International Committee of the Red Cross striving to meet unprecedented needs despite funding pressures
Geneva: The lives of ever more men, women and children are heavily dependent on humanitarian aid.
The first months of 2011 witnessed a quick succession of crises, such as those in Côte d’Ivoire and Libya, that added to existing woes brought on by armed conflicts – some of them decades old – and other situations of violence. Against this backdrop and under the pressure of budget constraints, the Annual Report for 2010 of the International Committee of the Red Cross (ICRC) was released today by ICRC President Jakob Kellenberger at a press conference in Geneva.
”The ICRC is appealing for urgent financial support,” said Mr Kellenberger. ”Funding for humanitarian action is under significant pressure. Several important donor States have been hit by the world economic crisis, and that is now having an effect on the financial resources available for humanitarian activities. These financial constraints represent an additional challenge to mounting a strong humanitarian response in countries at war.”
“Crucial measures had to be undertaken to enable our organization to respond swiftly to sudden emergencies such as the flare-up of the conflict in Côte d’Ivoire and the onset of a new one in Libya,” added the ICRC president. In both countries, the ICRC was one of the only organizations able to bring aid promptly to those in need thanks to its contacts with all the parties and its neutral and independent approach.
”We had to react quickly, set priorities, and review our operating and infrastructure costs both in the field and at headquarters,” explained Mr Kellenberger. ”This we had to do in the context of our current financial situation, which forced us to reduce our initial field budget for 2011 by 80 million Swiss francs – a reduction of 7.6 per cent from the originally budgeted amount of 1.046 billion francs. This was a painful exercise that involved cutting 40 million francs from assistance programmes providing health services, water and sanitation, and food security for people suffering the effects of protracted conflict.”
In reviewing the ICRC’s worldwide activities in 80 countries last year, Mr Kellenberger noted that the organization’s ability to rapidly deploy qualified staff and to provide appropriate services had enabled it to quickly scale up its response to deteriorating situations and fast-changing needs.

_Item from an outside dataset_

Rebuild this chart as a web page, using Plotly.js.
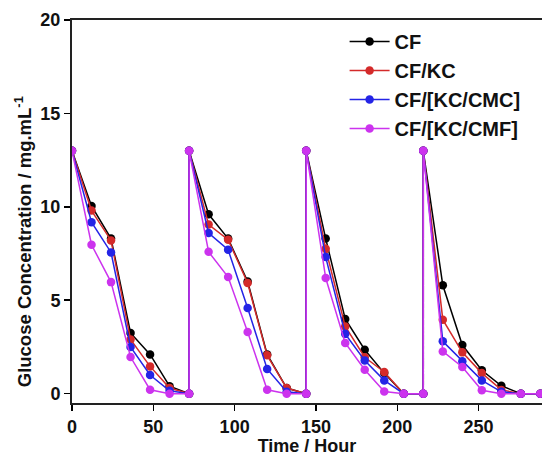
<!DOCTYPE html>
<html>
<head>
<meta charset="utf-8">
<script src="https://cdn.plot.ly/plotly-3.0.1.min.js"></script>
<style>html,body{margin:0;padding:0;background:#fff;}#chart{width:542px;height:456px;}</style>
</head>
<body>
<div id="chart"></div>
<script>
// Time points (hours); each feeding cycle restarts at 72, 144, 216 h
const timeHours = [0,12,24,36,48,60,72, 72,84,96,108,120,132,144, 144,156,168,180,192,204,216, 216,228,240,252,264,276,288];

const seriesNames = ["CF", "CF/KC", "CF/[KC/CMC]", "CF/[KC/CMF]"];

const cfValues =       [13,10.05,8.3,3.25,2.1,0.4,0,  13,9.6,8.3,6.0,2.1,0.3,0,  13,8.3,4.0,2.35,1.1,0,0,  13,5.8,2.6,1.25,0.42,0,0];
const cfKcValues =     [13,9.8,8.2,2.9,1.46,0.3,0,    13,9.05,8.24,5.92,2.05,0.3,0, 13,7.75,3.6,1.95,1.16,0,0, 13,3.96,2.21,1.1,0.2,0,0];
const cfKcCmcValues =  [13,9.18,7.56,2.5,1.0,0.15,0,  13,8.6,7.7,4.58,1.32,0.1,0,  13,7.31,3.2,1.78,0.71,0,0, 13,2.8,1.73,0.71,0.1,0,0];
const cfKcCmfValues =  [13,7.97,5.97,1.96,0.21,0,0,   13,7.59,6.24,3.3,0.21,0,0,   13,6.19,2.71,1.28,0.12,0,0, 13,2.26,1.43,0.18,0,0,0];

const seriesColors = ["#000000", "#d42a2a", "#2424e6", "#cc33ee"];
const allValues = [cfValues, cfKcValues, cfKcCmcValues, cfKcCmfValues];

const FONT = "Liberation Sans, Arial, sans-serif";

const traces = seriesNames.map((name, i) => ({
  type: "scatter",
  mode: "lines+markers",
  name: name,
  x: timeHours,
  y: allValues[i],
  line: {color: seriesColors[i], width: 1.5},
  marker: {color: seriesColors[i], size: 8.5, symbol: "circle"}
}));

const layout = {
  width: 542,
  height: 456,
  margin: {l: 72, r: 0, t: 20, b: 53},
  paper_bgcolor: "#ffffff",
  plot_bgcolor: "#ffffff",
  showlegend: true,
  font: {family: FONT, size: 18, color: "#000", weight: 700},
  xaxis: {
    range: [0, 289],
    tickvals: [0, 50, 100, 150, 200, 250],
    ticks: "outside",
    ticklen: 6,
    tickwidth: 1.5,
    tickcolor: "#000",
    showline: true,
    linewidth: 2,
    linecolor: "#222",
    mirror: true,
    showgrid: false,
    zeroline: false,
    tickfont: {family: FONT, size: 18, color: "#111", weight: 700},
    title: {text: "Time / Hour", font: {family: FONT, size: 18, color: "#111", weight: 700}, standoff: 9}
  },
  yaxis: {
    range: [-0.5, 20],
    tickvals: [0, 5, 10, 15, 20],
    ticks: "outside",
    ticklen: 6,
    tickwidth: 1.5,
    tickcolor: "#000",
    showline: true,
    linewidth: 2,
    linecolor: "#222",
    mirror: false,
    showgrid: false,
    zeroline: false,
    tickfont: {family: FONT, size: 18, color: "#111", weight: 700}
  },
  annotations: [{
    text: "Glucose Concentration / mg.mL<sup>-1</sup>",
    textangle: -90,
    xref: "paper", yref: "paper",
    x: -0.104, y: 0.42,
    xanchor: "center", yanchor: "middle",
    showarrow: false,
    font: {family: FONT, size: 18.5, color: "#111", weight: 700}
  }],
  legend: {
    x: 0.58, y: 0.995,
    xanchor: "left", yanchor: "top",
    bgcolor: "rgba(0,0,0,0)",
    font: {family: FONT, size: 20, color: "#111", weight: 700},
    tracegroupgap: 0,
    itemwidth: 40
  }
};

Plotly.newPlot("chart", traces, layout, {displayModeBar: false, staticPlot: true});
</script>
</body>
</html>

“Obtaining access to people who need our help remains difficult in a number of places,” said Mr Kellenberger. “Our capacity to respond to needs is based on our operational capacities and principled approach, our presence all over the world, our proximity to vulnerable communities, and our partnerships, in particular with national Red Cross and Red Crescent societies on the ground.”
The ICRC president pointed out that the Haiti earthquake, floods of unprecedented scale in Pakistan, inter-ethnic clashes in Kyrgyzstan and a prolonged drought in northern Mali and Niger had contributed to a dramatic rise in the number of people urgently requiring help, in addition to millions of people across the world suffering the effects of unresolved armed conflicts.
In 2010, the ICRC’s expenditures jumped to an all-time high of over 1.1 billion Swiss francs (nearly 1.1 billion US dollars or 809 million euros according to a 2010 average rate of exchange). The ICRC’s biggest operation in budgetary terms was in Pakistan, followed by Afghanistan, Iraq, Somalia, Sudan, the Democratic Republic of the Congo, and Israel and the occupied territories.